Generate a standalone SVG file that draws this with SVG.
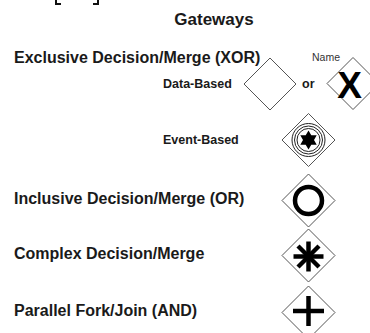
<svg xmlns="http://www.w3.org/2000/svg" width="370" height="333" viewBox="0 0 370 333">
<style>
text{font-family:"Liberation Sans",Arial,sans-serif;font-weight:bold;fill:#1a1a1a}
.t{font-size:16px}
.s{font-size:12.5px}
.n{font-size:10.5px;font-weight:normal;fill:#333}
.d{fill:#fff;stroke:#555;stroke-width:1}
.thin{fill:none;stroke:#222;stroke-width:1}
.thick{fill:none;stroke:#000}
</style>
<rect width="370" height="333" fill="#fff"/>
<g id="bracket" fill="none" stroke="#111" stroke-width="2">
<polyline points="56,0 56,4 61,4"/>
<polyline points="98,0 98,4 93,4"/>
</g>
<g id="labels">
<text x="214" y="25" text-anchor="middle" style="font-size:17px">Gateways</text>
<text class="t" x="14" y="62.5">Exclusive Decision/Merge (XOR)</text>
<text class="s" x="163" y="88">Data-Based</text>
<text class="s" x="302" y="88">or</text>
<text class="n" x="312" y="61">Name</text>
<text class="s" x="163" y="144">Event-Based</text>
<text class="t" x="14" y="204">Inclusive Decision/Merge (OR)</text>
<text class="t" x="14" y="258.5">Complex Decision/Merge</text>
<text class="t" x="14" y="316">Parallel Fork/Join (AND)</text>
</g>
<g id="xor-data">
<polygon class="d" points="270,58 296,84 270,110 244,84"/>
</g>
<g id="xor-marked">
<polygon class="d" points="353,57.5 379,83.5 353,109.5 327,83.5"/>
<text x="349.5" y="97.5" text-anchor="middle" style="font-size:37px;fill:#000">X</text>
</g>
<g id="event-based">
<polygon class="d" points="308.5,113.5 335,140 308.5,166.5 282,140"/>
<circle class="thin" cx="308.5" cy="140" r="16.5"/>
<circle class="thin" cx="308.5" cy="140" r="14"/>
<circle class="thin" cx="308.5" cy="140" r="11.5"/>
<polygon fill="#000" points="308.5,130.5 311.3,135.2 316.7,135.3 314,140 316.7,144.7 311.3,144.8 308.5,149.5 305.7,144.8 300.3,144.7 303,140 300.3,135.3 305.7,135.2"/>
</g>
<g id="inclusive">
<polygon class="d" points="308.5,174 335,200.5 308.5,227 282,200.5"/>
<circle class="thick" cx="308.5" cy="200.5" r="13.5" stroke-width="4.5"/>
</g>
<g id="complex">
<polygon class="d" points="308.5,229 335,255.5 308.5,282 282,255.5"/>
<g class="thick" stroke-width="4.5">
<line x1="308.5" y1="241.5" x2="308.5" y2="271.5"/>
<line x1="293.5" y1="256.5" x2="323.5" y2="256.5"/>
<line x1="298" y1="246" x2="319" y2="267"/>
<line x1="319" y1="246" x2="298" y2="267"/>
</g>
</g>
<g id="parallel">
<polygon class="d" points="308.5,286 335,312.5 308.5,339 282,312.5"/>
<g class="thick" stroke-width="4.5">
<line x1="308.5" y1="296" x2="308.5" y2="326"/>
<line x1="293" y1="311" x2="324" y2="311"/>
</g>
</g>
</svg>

********

Your objective: Write out the listing above again, exactly, but with no pictures in the copy.

Output of the exercise:
Generate a standalone SVG file that draws this with SVG.
<svg xmlns="http://www.w3.org/2000/svg" width="370" height="333" viewBox="0 0 370 333">
<style>
text{font-family:"Liberation Sans",Arial,sans-serif;font-weight:bold;fill:#1a1a1a}
.t{font-size:16px}
.s{font-size:12.5px}
.n{font-size:10.5px;font-weight:normal;fill:#333}
.d{fill:#fff;stroke:#555;stroke-width:1}
.thin{fill:none;stroke:#222;stroke-width:1}
.thick{fill:none;stroke:#000}
</style>
<rect width="370" height="333" fill="#fff"/>
<g id="bracket" fill="none" stroke="#111" stroke-width="2">
<polyline points="56,0 56,4 61,4"/>
<polyline points="98,0 98,4 93,4"/>
</g>
<g id="labels">
<text x="214" y="25" text-anchor="middle" style="font-size:17px">Gateways</text>
<text class="t" x="14" y="62.5">Exclusive Decision/Merge (XOR)</text>
<text class="s" x="163" y="88">Data-Based</text>
<text class="s" x="302" y="88">or</text>
<text class="n" x="312" y="61">Name</text>
<text class="s" x="163" y="144">Event-Based</text>
<text class="t" x="14" y="204">Inclusive Decision/Merge (OR)</text>
<text class="t" x="14" y="258.5">Complex Decision/Merge</text>
<text class="t" x="14" y="316">Parallel Fork/Join (AND)</text>
</g>
<g id="xor-data">
<polygon class="d" points="270,58 296,84 270,110 244,84"/>
</g>
<g id="xor-marked">
<polygon class="d" points="353,57.5 379,83.5 353,109.5 327,83.5"/>
<text x="349.5" y="97.5" text-anchor="middle" style="font-size:37px;fill:#000">X</text>
</g>
<g id="event-based">
<polygon class="d" points="308.5,113.5 335,140 308.5,166.5 282,140"/>
<circle class="thin" cx="308.5" cy="140" r="16.5"/>
<circle class="thin" cx="308.5" cy="140" r="14"/>
<circle class="thin" cx="308.5" cy="140" r="11.5"/>
<polygon fill="#000" points="308.5,130.5 311.3,135.2 316.7,135.3 314,140 316.7,144.7 311.3,144.8 308.5,149.5 305.7,144.8 300.3,144.7 303,140 300.3,135.3 305.7,135.2"/>
</g>
<g id="inclusive">
<polygon class="d" points="308.5,174 335,200.5 308.5,227 282,200.5"/>
<circle class="thick" cx="308.5" cy="200.5" r="13.5" stroke-width="4.5"/>
</g>
<g id="complex">
<polygon class="d" points="308.5,229 335,255.5 308.5,282 282,255.5"/>
<g class="thick" stroke-width="4.5">
<line x1="308.5" y1="241.5" x2="308.5" y2="271.5"/>
<line x1="293.5" y1="256.5" x2="323.5" y2="256.5"/>
<line x1="298" y1="246" x2="319" y2="267"/>
<line x1="319" y1="246" x2="298" y2="267"/>
</g>
</g>
<g id="parallel">
<polygon class="d" points="308.5,286 335,312.5 308.5,339 282,312.5"/>
<g class="thick" stroke-width="4.5">
<line x1="308.5" y1="296" x2="308.5" y2="326"/>
<line x1="293" y1="311" x2="324" y2="311"/>
</g>
</g>
</svg>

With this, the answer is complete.